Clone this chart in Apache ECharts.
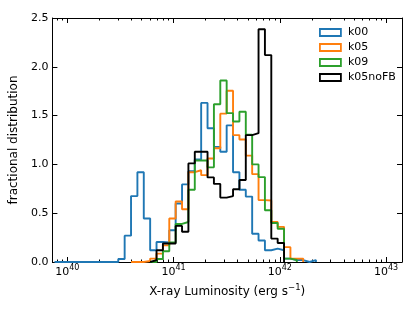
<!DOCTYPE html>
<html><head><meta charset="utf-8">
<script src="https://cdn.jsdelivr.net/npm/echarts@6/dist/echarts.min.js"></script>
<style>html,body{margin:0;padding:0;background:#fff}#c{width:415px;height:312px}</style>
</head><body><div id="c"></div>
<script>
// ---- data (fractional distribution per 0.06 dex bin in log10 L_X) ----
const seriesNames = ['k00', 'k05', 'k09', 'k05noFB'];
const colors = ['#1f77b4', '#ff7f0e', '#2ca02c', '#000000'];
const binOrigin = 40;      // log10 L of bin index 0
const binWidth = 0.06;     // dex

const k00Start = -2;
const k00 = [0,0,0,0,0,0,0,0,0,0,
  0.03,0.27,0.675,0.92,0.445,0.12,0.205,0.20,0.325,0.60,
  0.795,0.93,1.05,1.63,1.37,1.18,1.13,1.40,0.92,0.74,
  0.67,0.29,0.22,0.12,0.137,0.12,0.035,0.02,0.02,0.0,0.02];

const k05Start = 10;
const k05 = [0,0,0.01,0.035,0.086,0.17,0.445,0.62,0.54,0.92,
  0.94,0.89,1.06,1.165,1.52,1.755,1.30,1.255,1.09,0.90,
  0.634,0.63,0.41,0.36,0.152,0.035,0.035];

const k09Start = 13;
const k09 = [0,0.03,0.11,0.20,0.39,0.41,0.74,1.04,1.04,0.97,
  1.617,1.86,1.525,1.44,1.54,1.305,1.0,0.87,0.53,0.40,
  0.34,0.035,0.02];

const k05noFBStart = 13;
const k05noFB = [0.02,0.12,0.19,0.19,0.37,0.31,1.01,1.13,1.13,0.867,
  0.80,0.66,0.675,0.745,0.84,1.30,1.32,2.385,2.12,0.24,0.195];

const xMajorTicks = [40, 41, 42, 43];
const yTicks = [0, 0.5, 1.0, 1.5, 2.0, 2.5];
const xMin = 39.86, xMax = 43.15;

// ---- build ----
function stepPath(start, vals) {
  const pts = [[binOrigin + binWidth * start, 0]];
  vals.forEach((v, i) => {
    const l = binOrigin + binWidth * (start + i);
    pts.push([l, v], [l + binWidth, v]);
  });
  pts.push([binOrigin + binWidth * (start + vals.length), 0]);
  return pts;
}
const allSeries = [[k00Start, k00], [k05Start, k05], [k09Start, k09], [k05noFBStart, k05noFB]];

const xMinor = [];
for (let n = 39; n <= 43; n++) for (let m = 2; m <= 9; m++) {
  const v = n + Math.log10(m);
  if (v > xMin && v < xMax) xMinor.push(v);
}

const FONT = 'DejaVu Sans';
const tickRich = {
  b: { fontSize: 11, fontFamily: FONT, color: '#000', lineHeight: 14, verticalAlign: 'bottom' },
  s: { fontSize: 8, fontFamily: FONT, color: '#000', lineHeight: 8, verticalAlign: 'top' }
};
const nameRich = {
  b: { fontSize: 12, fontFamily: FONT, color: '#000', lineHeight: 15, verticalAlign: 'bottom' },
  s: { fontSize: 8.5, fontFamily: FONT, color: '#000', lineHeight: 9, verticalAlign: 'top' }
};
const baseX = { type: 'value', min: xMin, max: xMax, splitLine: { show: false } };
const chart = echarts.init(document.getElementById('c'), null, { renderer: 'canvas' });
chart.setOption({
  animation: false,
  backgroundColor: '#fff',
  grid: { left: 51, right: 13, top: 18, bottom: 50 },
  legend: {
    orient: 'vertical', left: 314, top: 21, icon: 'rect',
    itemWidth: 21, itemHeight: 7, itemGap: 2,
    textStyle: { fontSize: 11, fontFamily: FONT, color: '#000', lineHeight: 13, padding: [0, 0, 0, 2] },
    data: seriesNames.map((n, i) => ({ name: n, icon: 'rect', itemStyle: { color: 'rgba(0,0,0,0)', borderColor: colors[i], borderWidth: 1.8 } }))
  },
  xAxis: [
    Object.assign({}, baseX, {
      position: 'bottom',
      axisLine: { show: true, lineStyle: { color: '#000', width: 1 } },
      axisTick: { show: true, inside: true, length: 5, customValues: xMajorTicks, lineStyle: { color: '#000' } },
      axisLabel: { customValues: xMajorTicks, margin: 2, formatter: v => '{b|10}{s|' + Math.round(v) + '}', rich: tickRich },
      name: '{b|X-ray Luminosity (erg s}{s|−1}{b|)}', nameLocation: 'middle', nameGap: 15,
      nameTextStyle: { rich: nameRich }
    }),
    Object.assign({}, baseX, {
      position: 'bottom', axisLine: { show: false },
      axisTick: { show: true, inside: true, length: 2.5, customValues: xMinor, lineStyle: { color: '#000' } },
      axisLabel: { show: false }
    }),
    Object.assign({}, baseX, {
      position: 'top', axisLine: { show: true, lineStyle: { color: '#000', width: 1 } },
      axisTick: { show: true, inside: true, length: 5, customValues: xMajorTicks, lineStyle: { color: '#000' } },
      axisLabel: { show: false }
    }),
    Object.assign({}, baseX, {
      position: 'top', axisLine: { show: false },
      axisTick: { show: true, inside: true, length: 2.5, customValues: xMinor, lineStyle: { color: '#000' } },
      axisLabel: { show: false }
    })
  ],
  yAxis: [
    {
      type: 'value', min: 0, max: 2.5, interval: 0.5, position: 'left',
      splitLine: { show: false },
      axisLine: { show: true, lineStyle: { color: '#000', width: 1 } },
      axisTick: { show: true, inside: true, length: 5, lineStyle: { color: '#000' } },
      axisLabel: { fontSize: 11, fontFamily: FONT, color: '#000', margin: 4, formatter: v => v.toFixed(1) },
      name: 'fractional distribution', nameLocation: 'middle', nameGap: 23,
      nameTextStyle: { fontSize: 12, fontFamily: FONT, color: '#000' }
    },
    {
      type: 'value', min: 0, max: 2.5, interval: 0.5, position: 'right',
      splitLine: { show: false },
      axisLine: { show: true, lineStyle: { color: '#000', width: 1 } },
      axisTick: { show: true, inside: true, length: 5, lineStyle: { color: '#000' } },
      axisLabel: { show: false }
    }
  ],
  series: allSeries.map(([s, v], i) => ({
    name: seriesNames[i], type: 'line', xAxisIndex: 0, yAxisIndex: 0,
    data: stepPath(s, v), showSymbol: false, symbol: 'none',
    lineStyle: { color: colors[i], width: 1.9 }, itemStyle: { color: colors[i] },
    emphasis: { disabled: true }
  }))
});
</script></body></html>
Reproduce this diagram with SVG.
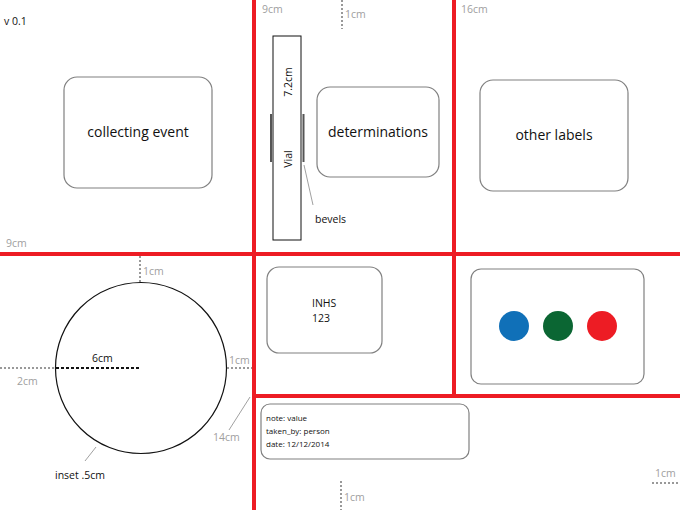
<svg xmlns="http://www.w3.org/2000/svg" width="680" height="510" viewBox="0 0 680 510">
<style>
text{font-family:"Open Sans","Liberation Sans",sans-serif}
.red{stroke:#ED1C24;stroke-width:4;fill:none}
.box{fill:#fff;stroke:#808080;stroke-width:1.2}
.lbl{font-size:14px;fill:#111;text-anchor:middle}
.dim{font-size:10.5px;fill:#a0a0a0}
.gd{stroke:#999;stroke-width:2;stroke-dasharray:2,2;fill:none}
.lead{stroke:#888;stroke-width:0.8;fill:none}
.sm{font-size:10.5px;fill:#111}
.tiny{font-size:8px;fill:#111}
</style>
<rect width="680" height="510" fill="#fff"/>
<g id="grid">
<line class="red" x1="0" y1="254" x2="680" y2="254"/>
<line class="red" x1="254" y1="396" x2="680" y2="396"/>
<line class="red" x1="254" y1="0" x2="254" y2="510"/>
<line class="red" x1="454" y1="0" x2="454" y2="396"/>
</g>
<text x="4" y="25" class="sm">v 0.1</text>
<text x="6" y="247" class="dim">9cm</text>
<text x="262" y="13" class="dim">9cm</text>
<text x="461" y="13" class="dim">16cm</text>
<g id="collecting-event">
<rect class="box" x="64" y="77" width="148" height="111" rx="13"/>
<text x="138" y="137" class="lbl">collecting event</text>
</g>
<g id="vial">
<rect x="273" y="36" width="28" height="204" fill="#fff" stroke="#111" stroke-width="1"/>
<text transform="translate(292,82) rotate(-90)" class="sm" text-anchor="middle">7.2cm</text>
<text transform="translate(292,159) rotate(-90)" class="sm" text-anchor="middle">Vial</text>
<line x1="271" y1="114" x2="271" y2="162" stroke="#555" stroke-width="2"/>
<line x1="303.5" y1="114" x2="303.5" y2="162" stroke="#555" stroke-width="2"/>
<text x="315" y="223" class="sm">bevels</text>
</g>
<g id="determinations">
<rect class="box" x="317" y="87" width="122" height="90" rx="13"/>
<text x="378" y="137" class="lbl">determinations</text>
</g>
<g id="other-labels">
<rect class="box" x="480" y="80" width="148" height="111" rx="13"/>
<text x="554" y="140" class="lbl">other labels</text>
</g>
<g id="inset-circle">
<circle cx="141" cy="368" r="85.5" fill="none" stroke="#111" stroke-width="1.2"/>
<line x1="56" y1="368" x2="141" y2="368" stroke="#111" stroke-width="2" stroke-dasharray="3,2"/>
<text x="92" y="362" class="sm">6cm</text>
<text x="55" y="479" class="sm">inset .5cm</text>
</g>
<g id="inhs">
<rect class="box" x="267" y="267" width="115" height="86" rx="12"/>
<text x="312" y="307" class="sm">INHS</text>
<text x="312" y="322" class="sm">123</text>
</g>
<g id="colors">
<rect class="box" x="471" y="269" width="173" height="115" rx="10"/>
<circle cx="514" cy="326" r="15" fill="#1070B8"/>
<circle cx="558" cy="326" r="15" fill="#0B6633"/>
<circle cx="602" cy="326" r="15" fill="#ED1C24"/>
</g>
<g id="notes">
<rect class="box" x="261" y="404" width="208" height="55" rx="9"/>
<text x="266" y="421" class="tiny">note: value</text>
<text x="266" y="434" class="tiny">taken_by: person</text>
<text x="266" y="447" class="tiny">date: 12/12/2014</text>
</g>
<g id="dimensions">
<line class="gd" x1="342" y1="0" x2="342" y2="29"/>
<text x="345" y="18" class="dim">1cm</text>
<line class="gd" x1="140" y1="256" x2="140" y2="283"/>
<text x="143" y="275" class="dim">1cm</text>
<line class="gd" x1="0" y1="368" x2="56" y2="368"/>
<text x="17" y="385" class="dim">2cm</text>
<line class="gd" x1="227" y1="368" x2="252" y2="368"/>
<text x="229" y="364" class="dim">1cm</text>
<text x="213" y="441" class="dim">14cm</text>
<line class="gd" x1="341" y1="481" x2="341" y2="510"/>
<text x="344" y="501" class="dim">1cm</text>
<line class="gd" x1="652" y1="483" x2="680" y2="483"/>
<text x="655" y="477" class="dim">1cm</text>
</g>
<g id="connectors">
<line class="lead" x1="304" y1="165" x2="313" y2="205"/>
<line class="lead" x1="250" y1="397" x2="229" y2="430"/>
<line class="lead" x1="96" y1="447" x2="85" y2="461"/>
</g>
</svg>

**Task objective**
Retype the records above word for word, from their first line through the line containing "0.34,0.035,0.02];", and leave out every picture.

**Solution to this exercise**
Clone this chart in Apache ECharts.
<!DOCTYPE html>
<html><head><meta charset="utf-8">
<script src="https://cdn.jsdelivr.net/npm/echarts@6/dist/echarts.min.js"></script>
<style>html,body{margin:0;padding:0;background:#fff}#c{width:415px;height:312px}</style>
</head><body><div id="c"></div>
<script>
// ---- data (fractional distribution per 0.06 dex bin in log10 L_X) ----
const seriesNames = ['k00', 'k05', 'k09', 'k05noFB'];
const colors = ['#1f77b4', '#ff7f0e', '#2ca02c', '#000000'];
const binOrigin = 40;      // log10 L of bin index 0
const binWidth = 0.06;     // dex

const k00Start = -2;
const k00 = [0,0,0,0,0,0,0,0,0,0,
  0.03,0.27,0.675,0.92,0.445,0.12,0.205,0.20,0.325,0.60,
  0.795,0.93,1.05,1.63,1.37,1.18,1.13,1.40,0.92,0.74,
  0.67,0.29,0.22,0.12,0.137,0.12,0.035,0.02,0.02,0.0,0.02];

const k05Start = 10;
const k05 = [0,0,0.01,0.035,0.086,0.17,0.445,0.62,0.54,0.92,
  0.94,0.89,1.06,1.165,1.52,1.755,1.30,1.255,1.09,0.90,
  0.634,0.63,0.41,0.36,0.152,0.035,0.035];

const k09Start = 13;
const k09 = [0,0.03,0.11,0.20,0.39,0.41,0.74,1.04,1.04,0.97,
  1.617,1.86,1.525,1.44,1.54,1.305,1.0,0.87,0.53,0.40,
  0.34,0.035,0.02];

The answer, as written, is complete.